**Problem:** Begin at the first line of the data and copy each line through the one containing "y_ticks = [15, 17, 19, 21, 23, 25, 27, 29]", that line included, with no pictures.

**Data:**
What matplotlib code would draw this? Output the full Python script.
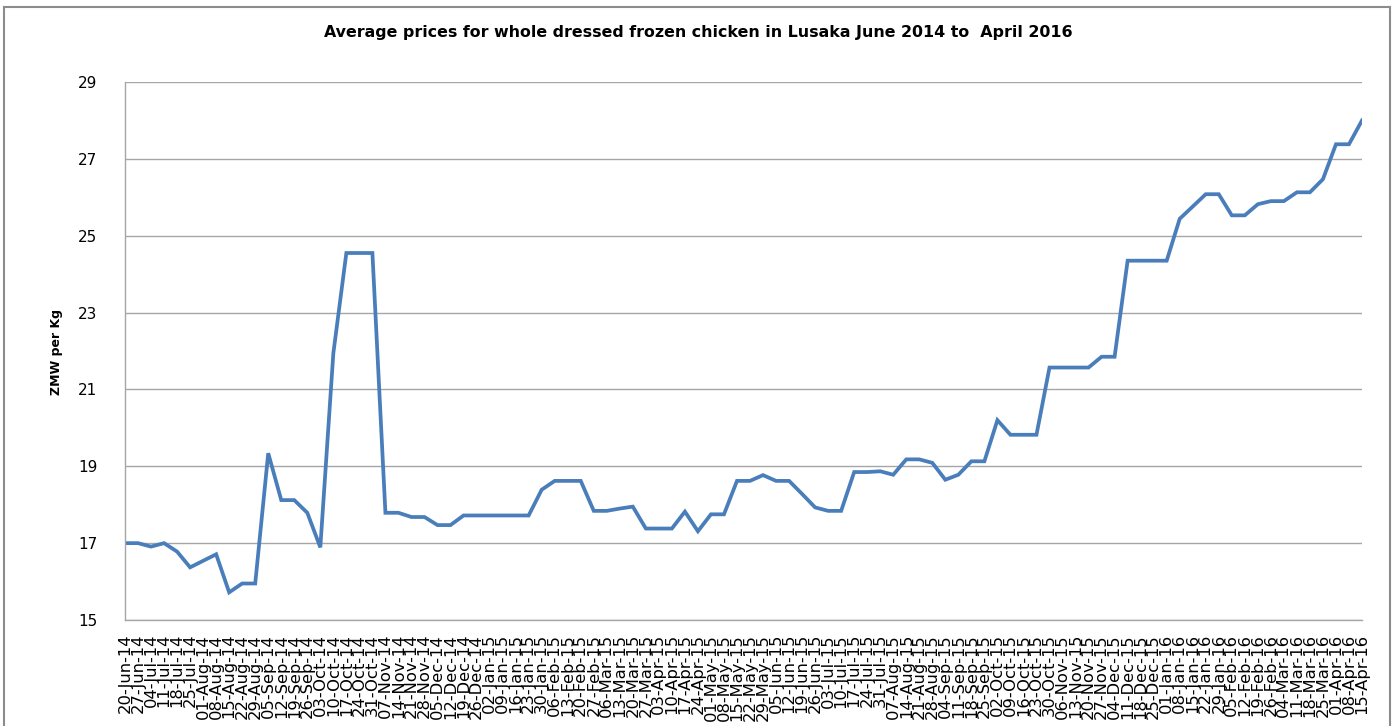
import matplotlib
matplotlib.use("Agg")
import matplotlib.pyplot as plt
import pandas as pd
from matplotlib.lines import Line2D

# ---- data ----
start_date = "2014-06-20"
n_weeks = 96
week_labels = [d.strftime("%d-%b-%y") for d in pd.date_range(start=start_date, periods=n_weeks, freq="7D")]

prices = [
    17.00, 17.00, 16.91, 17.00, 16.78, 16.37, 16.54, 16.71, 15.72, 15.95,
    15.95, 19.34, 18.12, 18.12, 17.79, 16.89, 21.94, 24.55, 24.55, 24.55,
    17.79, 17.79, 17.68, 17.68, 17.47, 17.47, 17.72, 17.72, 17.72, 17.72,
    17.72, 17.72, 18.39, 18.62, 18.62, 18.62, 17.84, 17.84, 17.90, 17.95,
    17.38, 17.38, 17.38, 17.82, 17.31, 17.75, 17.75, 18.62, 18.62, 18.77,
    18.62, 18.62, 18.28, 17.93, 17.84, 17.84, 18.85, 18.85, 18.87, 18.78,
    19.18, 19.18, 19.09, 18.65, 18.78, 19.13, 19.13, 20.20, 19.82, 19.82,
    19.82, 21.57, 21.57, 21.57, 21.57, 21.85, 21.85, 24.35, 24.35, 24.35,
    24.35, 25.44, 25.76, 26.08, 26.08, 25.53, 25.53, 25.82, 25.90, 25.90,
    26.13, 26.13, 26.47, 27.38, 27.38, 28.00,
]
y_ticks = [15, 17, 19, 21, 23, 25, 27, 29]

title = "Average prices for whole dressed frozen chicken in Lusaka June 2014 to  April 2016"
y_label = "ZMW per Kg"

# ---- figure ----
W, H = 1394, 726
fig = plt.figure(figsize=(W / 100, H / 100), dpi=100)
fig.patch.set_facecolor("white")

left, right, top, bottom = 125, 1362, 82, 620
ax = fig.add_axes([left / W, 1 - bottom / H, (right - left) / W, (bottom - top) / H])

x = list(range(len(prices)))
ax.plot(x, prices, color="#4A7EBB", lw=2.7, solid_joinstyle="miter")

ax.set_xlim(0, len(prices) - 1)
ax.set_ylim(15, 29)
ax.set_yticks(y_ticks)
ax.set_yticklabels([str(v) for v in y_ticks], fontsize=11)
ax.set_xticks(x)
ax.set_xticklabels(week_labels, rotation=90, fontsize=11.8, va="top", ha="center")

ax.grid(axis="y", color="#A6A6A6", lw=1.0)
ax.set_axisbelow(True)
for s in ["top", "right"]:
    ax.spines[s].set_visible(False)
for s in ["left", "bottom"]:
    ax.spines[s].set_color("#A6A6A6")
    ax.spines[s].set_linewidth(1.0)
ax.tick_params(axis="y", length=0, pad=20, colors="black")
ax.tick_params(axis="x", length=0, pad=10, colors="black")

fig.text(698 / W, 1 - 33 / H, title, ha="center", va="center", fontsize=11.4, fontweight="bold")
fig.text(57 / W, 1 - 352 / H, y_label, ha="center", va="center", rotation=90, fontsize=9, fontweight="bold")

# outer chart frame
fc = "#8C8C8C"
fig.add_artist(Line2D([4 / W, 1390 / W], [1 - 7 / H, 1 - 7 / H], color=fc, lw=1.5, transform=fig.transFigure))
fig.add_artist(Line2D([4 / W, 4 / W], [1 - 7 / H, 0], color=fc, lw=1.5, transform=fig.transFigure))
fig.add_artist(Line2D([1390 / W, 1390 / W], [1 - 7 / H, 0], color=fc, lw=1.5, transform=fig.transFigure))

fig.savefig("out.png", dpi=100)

**The reply:**
What matplotlib code would draw this? Output the full Python script.
import matplotlib
matplotlib.use("Agg")
import matplotlib.pyplot as plt
import pandas as pd
from matplotlib.lines import Line2D

# ---- data ----
start_date = "2014-06-20"
n_weeks = 96
week_labels = [d.strftime("%d-%b-%y") for d in pd.date_range(start=start_date, periods=n_weeks, freq="7D")]

prices = [
    17.00, 17.00, 16.91, 17.00, 16.78, 16.37, 16.54, 16.71, 15.72, 15.95,
    15.95, 19.34, 18.12, 18.12, 17.79, 16.89, 21.94, 24.55, 24.55, 24.55,
    17.79, 17.79, 17.68, 17.68, 17.47, 17.47, 17.72, 17.72, 17.72, 17.72,
    17.72, 17.72, 18.39, 18.62, 18.62, 18.62, 17.84, 17.84, 17.90, 17.95,
    17.38, 17.38, 17.38, 17.82, 17.31, 17.75, 17.75, 18.62, 18.62, 18.77,
    18.62, 18.62, 18.28, 17.93, 17.84, 17.84, 18.85, 18.85, 18.87, 18.78,
    19.18, 19.18, 19.09, 18.65, 18.78, 19.13, 19.13, 20.20, 19.82, 19.82,
    19.82, 21.57, 21.57, 21.57, 21.57, 21.85, 21.85, 24.35, 24.35, 24.35,
    24.35, 25.44, 25.76, 26.08, 26.08, 25.53, 25.53, 25.82, 25.90, 25.90,
    26.13, 26.13, 26.47, 27.38, 27.38, 28.00,
]
y_ticks = [15, 17, 19, 21, 23, 25, 27, 29]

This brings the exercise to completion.